I've had this cichlid since the beginning of January, and for the first couple of months, he looked fine and was swimming around and finding his own little hiding spots. By the way, I switched from a 10 gal. to a 29 gal. about 3 weeks ago. It is only a blue gourami in with him and they seem to be getting along. But, whenever I look at the gaping hole in his head, I feel worried it's going to get deeper and deeper and soon become fatal. How do you get rid of this disease? Yes, I have done research, but it didnt help me much because they had a huge checklist and I had done all of the things on it. Please help him!


----------



## MoneyMitch (Aug 3, 2009)

Treatment
The prime medication used to treat hexamitiasis is metronidazole (often referred to by the trade name Flagyl). The most effective approach is using medicated food, especially when early infections are being dealt with. But seriously affected fish may not be eating, in which case you need to add the medication to the water, typically at a dosage of 250 mg per 10 US gallons, once per day for at least three days. Metronidazole is available to aquarists over the counter in the United States, but elsewhere a veterinarian prescription may be necessary. Alongside the medication, improvements to diet and environment are absolutely critical. 

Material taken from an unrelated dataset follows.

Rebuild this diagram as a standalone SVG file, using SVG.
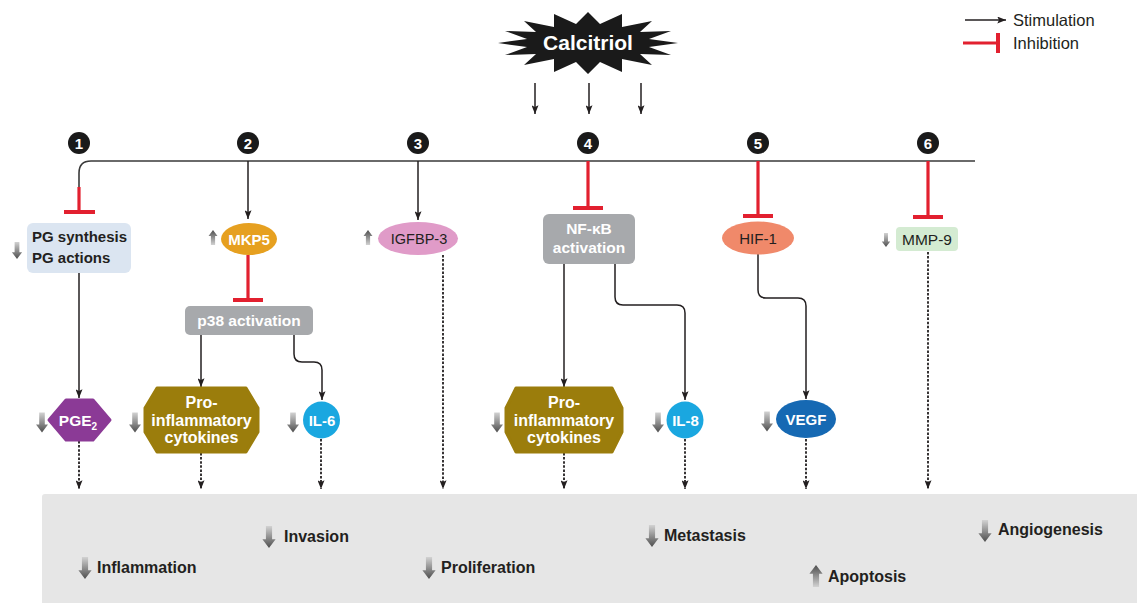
<svg xmlns="http://www.w3.org/2000/svg" width="1137" height="603" viewBox="0 0 1137 603">
  <style>
    text { font-family: "Liberation Sans", Arial, sans-serif; }
    .wb { fill: #ffffff; font-weight: bold; text-anchor: middle; }
    .dk { fill: #231f20; text-anchor: middle; }
    .out { fill: #231f20; font-weight: bold; font-size: 16px; }
    .leg { fill: #231f20; font-size: 16.5px; }
    .num { fill: #ffffff; font-weight: bold; font-size: 15px; text-anchor: middle; }
    .stim { fill: none; stroke: #231f20; stroke-width: 1.5; marker-end: url(#ah); }
    .dot { fill: none; stroke: #231f20; stroke-width: 1.8; stroke-dasharray: 2.5 1.6; marker-end: url(#ah); }
    .inh { fill: none; stroke: #e2202f; stroke-width: 3.2; }
    .bar { fill: none; stroke: #e2202f; stroke-width: 4; }
  </style>
  <defs>
    <marker id="ah" viewBox="0 0 10 8" refX="10" refY="4" markerWidth="9" markerHeight="7" markerUnits="userSpaceOnUse" orient="auto">
      <path d="M0,0 L10,4 L0,8 L2,4 Z" fill="#231f20"/>
    </marker>
    <linearGradient id="gDown" x1="0" y1="0" x2="0" y2="1">
      <stop offset="0" stop-color="#d2d2d2"/>
      <stop offset="1" stop-color="#4d4d4d"/>
    </linearGradient>
    <linearGradient id="gUp" x1="0" y1="0" x2="0" y2="1">
      <stop offset="0" stop-color="#4d4d4d"/>
      <stop offset="1" stop-color="#d2d2d2"/>
    </linearGradient>
    <symbol id="down" viewBox="0 0 12 20">
      <path d="M3.2,0 H8.8 V12 H12 L6,20 L0,12 H3.2 Z" fill="url(#gDown)"/>
    </symbol>
    <symbol id="up" viewBox="0 0 12 20">
      <path d="M3.2,20 H8.8 V8 H12 L6,0 L0,8 H3.2 Z" fill="url(#gUp)"/>
    </symbol>
  </defs>

  <rect width="1137" height="603" fill="#ffffff"/>

  <!-- outcome panel -->
  <g id="outcomes">
    <rect x="42" y="494" width="1100" height="115" rx="3" fill="#e6e6e6"/>
    <use href="#down" x="78" y="557" width="14" height="22"/>
    <text class="out" x="97" y="573">Inflammation</text>
    <use href="#down" x="262" y="526" width="14" height="22"/>
    <text class="out" x="284" y="542">Invasion</text>
    <use href="#down" x="422" y="557" width="14" height="22"/>
    <text class="out" x="441" y="573">Proliferation</text>
    <use href="#down" x="645" y="525" width="14" height="22"/>
    <text class="out" x="664" y="541">Metastasis</text>
    <use href="#up" x="809" y="565" width="14" height="22"/>
    <text class="out" x="828" y="582">Apoptosis</text>
    <use href="#down" x="978" y="520" width="14" height="22"/>
    <text class="out" x="998" y="535">Angiogenesis</text>
  </g>

  <!-- legend -->
  <g id="legend">
    <path d="M965,20 H1006" class="stim"/>
    <text class="leg" x="1013" y="26">Stimulation</text>
    <path d="M963,43 H997" class="inh"/>
    <path d="M998,33 V53" class="bar"/>
    <text class="leg" x="1013" y="49">Inhibition</text>
  </g>

  <!-- connectors -->
  <g id="connectors">
    <!-- calcitriol to pathway bus -->
    <path d="M535,83 V114" class="stim"/>
    <path d="M589,83 V114" class="stim"/>
    <path d="M641,83 V114" class="stim"/>
    <path d="M975,161 H91 Q79,161 79,173 V188" fill="none" stroke="#3a3a3a" stroke-width="1.6"/>

    <!-- 1 -->
    <path d="M79,187 V211" class="inh"/>
    <path d="M64,212 H95" class="bar"/>
    <path d="M79,273 V398" class="stim"/>
    <path d="M79,441 V489" class="dot"/>

    <!-- 2 -->
    <path d="M248,161 V219" class="stim"/>
    <path d="M248,255 V299" class="inh"/>
    <path d="M233,300 H263" class="bar"/>
    <path d="M201,335 V387" class="stim"/>
    <path d="M294,335 V354 Q294,362 302,362 H314 Q322,362 322,370 V400" class="stim"/>
    <path d="M201,453 V489" class="dot"/>
    <path d="M321,439 V489" class="dot"/>

    <!-- 3 -->
    <path d="M418,161 V220" class="stim"/>
    <path d="M443,255 V489" class="dot"/>

    <!-- 4 -->
    <path d="M588,161 V206" class="inh"/>
    <path d="M573,208 H603" class="bar"/>
    <path d="M564,264 V387" class="stim"/>
    <path d="M615,264 V297 Q615,305 623,305 H677 Q685,305 685,313 V400" class="stim"/>
    <path d="M564,453 V489" class="dot"/>
    <path d="M685,439 V489" class="dot"/>

    <!-- 5 -->
    <path d="M758,161 V214" class="inh"/>
    <path d="M743,216 H773" class="bar"/>
    <path d="M758,254 V290 Q758,298 766,298 H798 Q806,298 806,306 V399" class="stim"/>
    <path d="M806,439 V489" class="dot"/>

    <!-- 6 -->
    <path d="M928,161 V215" class="inh"/>
    <path d="M913,217 H943" class="bar"/>
    <path d="M928,252 V489" class="dot"/>
  </g>

  <!-- calcitriol -->
  <g id="calcitriol">
    <polygon fill="#1a1a1a" points="678,43 649,47 671,55 640,54 652,65 622,59 622,72 600,62 588,74 576,62 554,72 554,59 524,65 536,54 505,55 527,47 498,43 527,39 505,31 536,32 524,21 554,27 554,14 576,24 588,12 600,24 622,14 622,27 652,21 640,32 671,31 649,39"/>
    <text class="wb" x="588" y="50" font-size="21">Calcitriol</text>
  </g>

  <!-- pathway numbers -->
  <g id="markers-num">
    <circle cx="79" cy="143" r="11" fill="#1a1a1a"/><text class="num" x="79" y="148.5">1</text>
    <circle cx="248" cy="143" r="11" fill="#1a1a1a"/><text class="num" x="248" y="148.5">2</text>
    <circle cx="418" cy="143" r="11" fill="#1a1a1a"/><text class="num" x="418" y="148.5">3</text>
    <circle cx="588" cy="143" r="11" fill="#1a1a1a"/><text class="num" x="588" y="148.5">4</text>
    <circle cx="758" cy="143" r="11" fill="#1a1a1a"/><text class="num" x="758" y="148.5">5</text>
    <circle cx="928" cy="143" r="11" fill="#1a1a1a"/><text class="num" x="928" y="148.5">6</text>
  </g>

  <!-- pathway 1 -->
  <g id="pg">
    <rect x="27" y="223" width="104" height="50" rx="6" fill="#dbe5f1"/>
    <text x="32" y="242" font-size="15" font-weight="bold" fill="#231f20">PG synthesis</text>
    <text x="32" y="263" font-size="15" font-weight="bold" fill="#231f20">PG actions</text>
    <use href="#down" x="11" y="242" width="12" height="17"/>
  </g>
  <g id="pge2">
    <path d="M66,400 H93 L110,420 L93,440 H66 L49,420 Z" fill="#8b3a96" stroke="#8b3a96" stroke-width="3" stroke-linejoin="round"/>
    <text class="wb" x="78" y="426" font-size="15.5">PGE<tspan font-size="10" dy="4">2</tspan></text>
    <use href="#down" x="36" y="412" width="12" height="21"/>
  </g>

  <!-- pathway 2 -->
  <g id="mkp5">
    <ellipse cx="249" cy="239" rx="28" ry="16" fill="#e6a020"/>
    <text class="wb" x="249" y="245" font-size="15">MKP5</text>
    <use href="#up" x="207" y="230" width="12" height="15"/>
  </g>
  <g id="p38">
    <rect x="185" y="306" width="128" height="29" rx="5" fill="#a7a9ac"/>
    <text class="wb" x="249" y="326" font-size="15.5">p38 activation</text>
  </g>
  <g id="cytokines-a">
    <path d="M157,388 H246 L258,408 V432 L246,452 H157 L145,432 V408 Z" fill="#9b7d0c" stroke="#9b7d0c" stroke-width="3" stroke-linejoin="round"/>
    <text class="wb" x="201.5" y="408" font-size="16">Pro-</text>
    <text class="wb" x="201.5" y="425.5" font-size="16">inflammatory</text>
    <text class="wb" x="201.5" y="443" font-size="16">cytokines</text>
    <use href="#down" x="129" y="412" width="12" height="21"/>
  </g>
  <g id="il6">
    <circle cx="321.5" cy="420" r="18.5" fill="#1aa7e0"/>
    <text class="wb" x="322" y="426" font-size="15">IL-6</text>
    <use href="#down" x="287" y="412" width="12" height="21"/>
  </g>

  <!-- pathway 3 -->
  <g id="igfbp3">
    <ellipse cx="418" cy="238.5" rx="40" ry="16.5" fill="#e09bc8"/>
    <text class="dk" x="419" y="244" font-size="14.5">IGFBP-3</text>
    <use href="#up" x="362" y="230" width="12" height="15"/>
  </g>

  <!-- pathway 4 -->
  <g id="nfkb">
    <rect x="543" y="214" width="92" height="50" rx="6" fill="#a7a9ac"/>
    <text class="wb" x="589" y="234" font-size="15.5">NF-κB</text>
    <text class="wb" x="589" y="253" font-size="15.5">activation</text>
  </g>
  <g id="cytokines-b">
    <path d="M516,388 H612 L622,408 V432 L612,452 H516 L506,432 V408 Z" fill="#9b7d0c" stroke="#9b7d0c" stroke-width="3" stroke-linejoin="round"/>
    <text class="wb" x="564" y="408" font-size="16">Pro-</text>
    <text class="wb" x="564" y="425.5" font-size="16">inflammatory</text>
    <text class="wb" x="564" y="443" font-size="16">cytokines</text>
    <use href="#down" x="491" y="412" width="12" height="21"/>
  </g>
  <g id="il8">
    <circle cx="685" cy="420" r="18.5" fill="#1aa7e0"/>
    <text class="wb" x="685.5" y="426" font-size="15">IL-8</text>
    <use href="#down" x="652" y="412" width="12" height="21"/>
  </g>

  <!-- pathway 5 -->
  <g id="hif1">
    <ellipse cx="758" cy="238" rx="36" ry="16.5" fill="#f0896a"/>
    <text class="dk" x="758" y="244" font-size="15">HIF-1</text>
  </g>
  <g id="vegf">
    <ellipse cx="806" cy="419" rx="30" ry="19" fill="#1669b3"/>
    <text class="wb" x="806" y="425" font-size="15">VEGF</text>
    <use href="#down" x="761" y="411" width="12" height="21"/>
  </g>

  <!-- pathway 6 -->
  <g id="mmp9">
    <rect x="896" y="227" width="62" height="24" rx="4" fill="#d4ebd2"/>
    <text class="dk" x="927" y="245" font-size="15.5">MMP-9</text>
    <use href="#down" x="880" y="233" width="12" height="14"/>
  </g>
</svg>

View more at Hexamita: Fish Hole in the Head Disease

also don't expect something to happebn overnight, most diseases take atleast 2 weeks or so to clear up IF you have solved the root of the cause which caused it to show up in the first place. Try filling this out here http://www.tropicalfishkeeping.com/tropical-fish-diseases/must-read-all-members-please-read-652/ and maybe we can address what caused it in the first place.


----------